§ **Exercise aim**
Report only how many lines of the entries below contain the string "this".

══ Task material ══

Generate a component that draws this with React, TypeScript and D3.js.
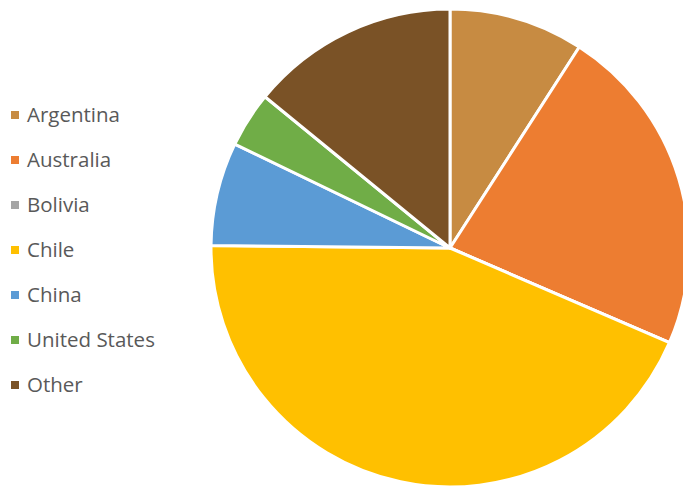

═══
══ Task material ══

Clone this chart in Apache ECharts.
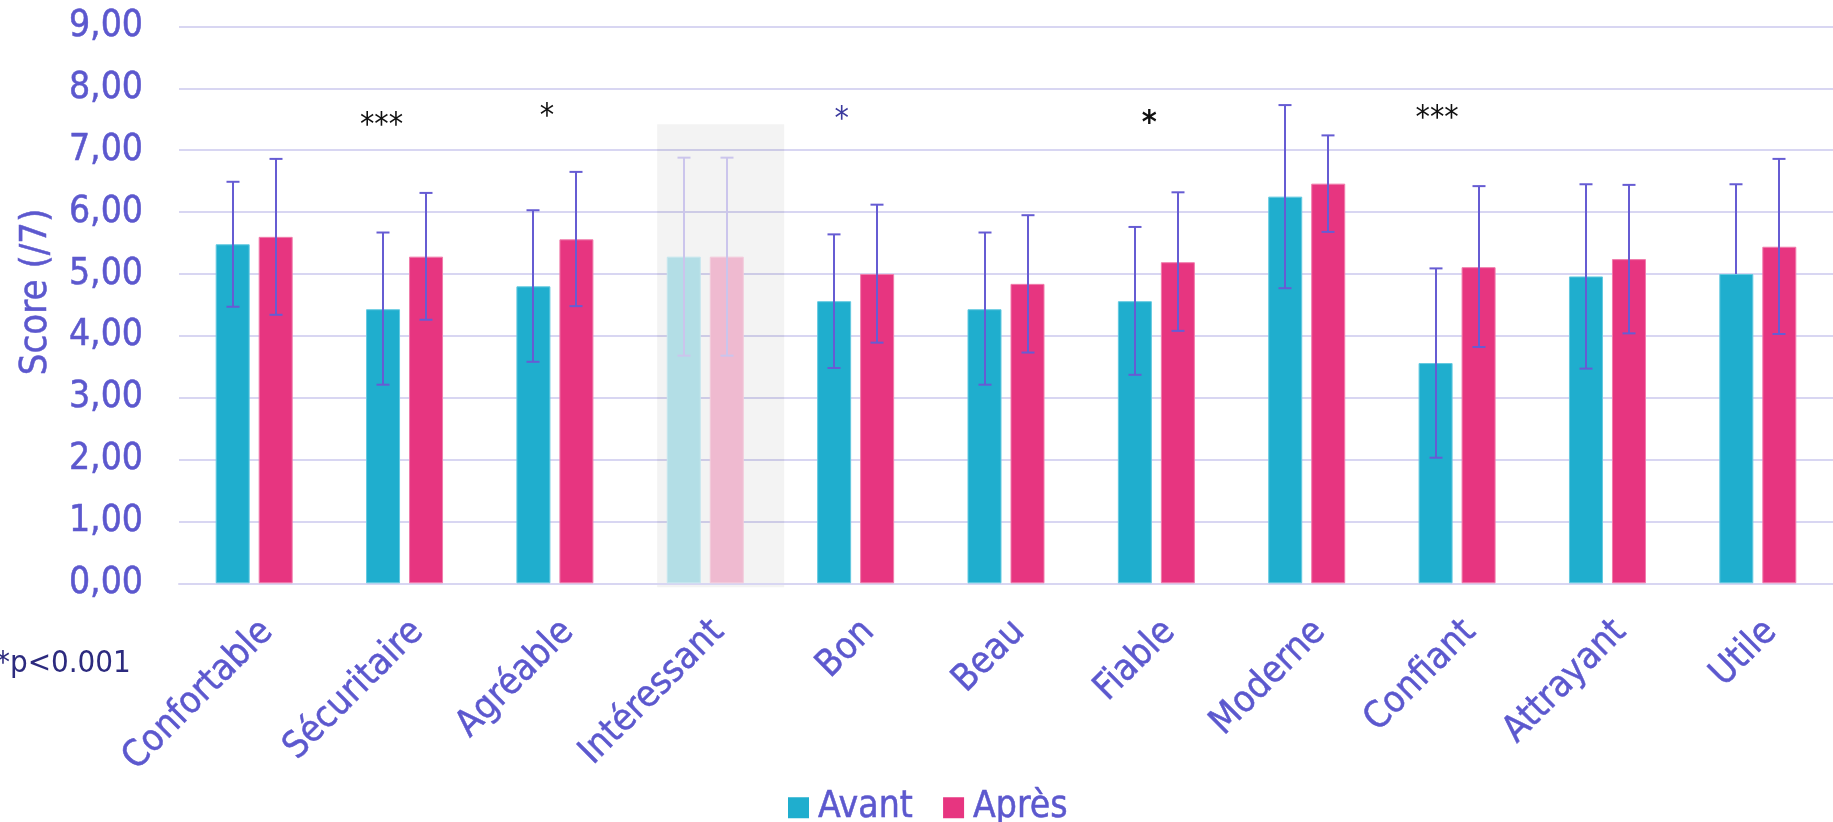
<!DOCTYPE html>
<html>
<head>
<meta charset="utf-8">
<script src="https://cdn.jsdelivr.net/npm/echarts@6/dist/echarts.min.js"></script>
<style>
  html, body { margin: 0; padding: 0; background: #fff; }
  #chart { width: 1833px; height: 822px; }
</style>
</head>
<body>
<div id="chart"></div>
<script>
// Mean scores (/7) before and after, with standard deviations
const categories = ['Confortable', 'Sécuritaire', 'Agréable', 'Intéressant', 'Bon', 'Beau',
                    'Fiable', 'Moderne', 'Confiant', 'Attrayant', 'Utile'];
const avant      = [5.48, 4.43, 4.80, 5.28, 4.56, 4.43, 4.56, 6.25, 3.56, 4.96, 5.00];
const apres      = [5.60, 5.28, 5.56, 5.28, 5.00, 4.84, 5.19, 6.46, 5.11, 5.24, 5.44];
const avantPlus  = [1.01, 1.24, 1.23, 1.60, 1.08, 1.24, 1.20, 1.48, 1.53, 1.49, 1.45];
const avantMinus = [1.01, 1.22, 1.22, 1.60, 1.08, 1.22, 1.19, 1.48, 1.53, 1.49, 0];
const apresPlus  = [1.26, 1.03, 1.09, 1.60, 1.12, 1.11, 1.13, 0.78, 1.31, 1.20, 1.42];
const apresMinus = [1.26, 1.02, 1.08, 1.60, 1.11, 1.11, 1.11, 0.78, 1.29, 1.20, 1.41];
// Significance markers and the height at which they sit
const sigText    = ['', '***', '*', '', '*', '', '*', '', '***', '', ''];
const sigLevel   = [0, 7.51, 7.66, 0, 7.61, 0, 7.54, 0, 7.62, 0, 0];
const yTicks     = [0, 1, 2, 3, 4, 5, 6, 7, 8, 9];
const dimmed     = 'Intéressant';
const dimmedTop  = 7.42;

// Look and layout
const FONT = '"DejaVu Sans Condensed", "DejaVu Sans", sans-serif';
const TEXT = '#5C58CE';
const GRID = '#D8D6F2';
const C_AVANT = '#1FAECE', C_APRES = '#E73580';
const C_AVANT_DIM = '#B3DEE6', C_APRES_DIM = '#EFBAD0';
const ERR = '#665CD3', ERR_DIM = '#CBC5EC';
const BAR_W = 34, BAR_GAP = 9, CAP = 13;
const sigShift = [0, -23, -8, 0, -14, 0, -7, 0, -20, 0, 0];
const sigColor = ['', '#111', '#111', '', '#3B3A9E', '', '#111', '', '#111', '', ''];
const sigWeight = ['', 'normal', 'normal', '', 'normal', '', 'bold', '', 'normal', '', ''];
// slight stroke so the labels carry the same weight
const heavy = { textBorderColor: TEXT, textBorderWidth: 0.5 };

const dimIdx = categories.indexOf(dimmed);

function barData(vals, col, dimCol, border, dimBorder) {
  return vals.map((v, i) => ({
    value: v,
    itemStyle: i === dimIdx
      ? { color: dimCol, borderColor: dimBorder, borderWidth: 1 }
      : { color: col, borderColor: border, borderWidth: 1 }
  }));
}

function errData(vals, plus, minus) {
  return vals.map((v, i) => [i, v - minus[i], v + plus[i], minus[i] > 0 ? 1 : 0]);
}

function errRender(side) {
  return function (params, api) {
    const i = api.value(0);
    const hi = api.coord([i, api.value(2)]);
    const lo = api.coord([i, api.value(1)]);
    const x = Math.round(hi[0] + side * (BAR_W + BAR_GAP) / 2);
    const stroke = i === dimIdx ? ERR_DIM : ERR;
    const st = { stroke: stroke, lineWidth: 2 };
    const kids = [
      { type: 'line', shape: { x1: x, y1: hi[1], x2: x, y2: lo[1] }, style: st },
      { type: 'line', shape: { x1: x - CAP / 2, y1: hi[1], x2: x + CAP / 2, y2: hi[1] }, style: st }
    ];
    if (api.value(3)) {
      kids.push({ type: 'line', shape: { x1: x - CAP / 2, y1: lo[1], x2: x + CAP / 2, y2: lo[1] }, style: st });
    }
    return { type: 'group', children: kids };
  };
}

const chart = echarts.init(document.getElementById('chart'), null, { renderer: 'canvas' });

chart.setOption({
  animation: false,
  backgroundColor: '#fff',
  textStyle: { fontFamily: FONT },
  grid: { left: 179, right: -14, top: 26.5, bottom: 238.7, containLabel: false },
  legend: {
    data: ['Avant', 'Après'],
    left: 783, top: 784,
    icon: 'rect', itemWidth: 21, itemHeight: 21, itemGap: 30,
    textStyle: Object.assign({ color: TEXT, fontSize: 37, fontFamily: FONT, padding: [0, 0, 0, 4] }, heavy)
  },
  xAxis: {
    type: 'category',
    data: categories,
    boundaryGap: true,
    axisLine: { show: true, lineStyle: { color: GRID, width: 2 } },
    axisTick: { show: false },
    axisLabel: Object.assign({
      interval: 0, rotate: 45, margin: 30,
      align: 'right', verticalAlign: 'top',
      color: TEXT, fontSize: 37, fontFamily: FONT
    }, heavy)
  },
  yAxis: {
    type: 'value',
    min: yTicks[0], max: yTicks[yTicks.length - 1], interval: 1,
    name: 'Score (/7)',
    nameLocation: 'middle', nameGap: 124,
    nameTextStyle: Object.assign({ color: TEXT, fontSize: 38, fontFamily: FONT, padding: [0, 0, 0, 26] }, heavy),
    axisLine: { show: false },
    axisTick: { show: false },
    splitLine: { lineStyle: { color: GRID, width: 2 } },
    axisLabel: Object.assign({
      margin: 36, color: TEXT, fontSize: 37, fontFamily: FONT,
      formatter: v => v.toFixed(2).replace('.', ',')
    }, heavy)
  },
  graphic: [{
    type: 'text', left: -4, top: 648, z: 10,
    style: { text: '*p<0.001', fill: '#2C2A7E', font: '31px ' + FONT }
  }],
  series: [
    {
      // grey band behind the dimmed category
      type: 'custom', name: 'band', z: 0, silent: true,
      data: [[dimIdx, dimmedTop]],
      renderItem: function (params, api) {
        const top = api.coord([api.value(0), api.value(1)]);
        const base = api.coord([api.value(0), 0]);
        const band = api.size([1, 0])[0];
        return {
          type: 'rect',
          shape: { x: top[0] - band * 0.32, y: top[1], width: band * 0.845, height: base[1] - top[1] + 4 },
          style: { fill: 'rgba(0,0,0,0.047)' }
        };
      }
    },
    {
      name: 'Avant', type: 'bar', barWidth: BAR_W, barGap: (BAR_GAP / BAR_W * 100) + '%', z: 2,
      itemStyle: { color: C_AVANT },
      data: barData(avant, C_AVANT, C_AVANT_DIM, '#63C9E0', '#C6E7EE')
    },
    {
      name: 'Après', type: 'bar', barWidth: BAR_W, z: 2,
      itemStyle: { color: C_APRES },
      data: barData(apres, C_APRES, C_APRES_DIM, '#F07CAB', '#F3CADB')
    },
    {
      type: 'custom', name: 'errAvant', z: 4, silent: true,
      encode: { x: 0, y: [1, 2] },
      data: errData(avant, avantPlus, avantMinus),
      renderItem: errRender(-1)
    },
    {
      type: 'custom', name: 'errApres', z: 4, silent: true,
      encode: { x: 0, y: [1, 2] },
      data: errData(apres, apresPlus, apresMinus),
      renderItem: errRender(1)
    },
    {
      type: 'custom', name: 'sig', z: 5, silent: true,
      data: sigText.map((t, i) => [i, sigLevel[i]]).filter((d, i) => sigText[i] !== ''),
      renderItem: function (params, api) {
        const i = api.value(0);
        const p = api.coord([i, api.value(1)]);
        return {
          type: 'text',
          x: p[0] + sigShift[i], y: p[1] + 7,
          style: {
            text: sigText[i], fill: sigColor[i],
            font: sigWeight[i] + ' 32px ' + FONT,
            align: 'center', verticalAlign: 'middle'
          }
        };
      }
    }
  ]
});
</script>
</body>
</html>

═══

§ **Correct result**
2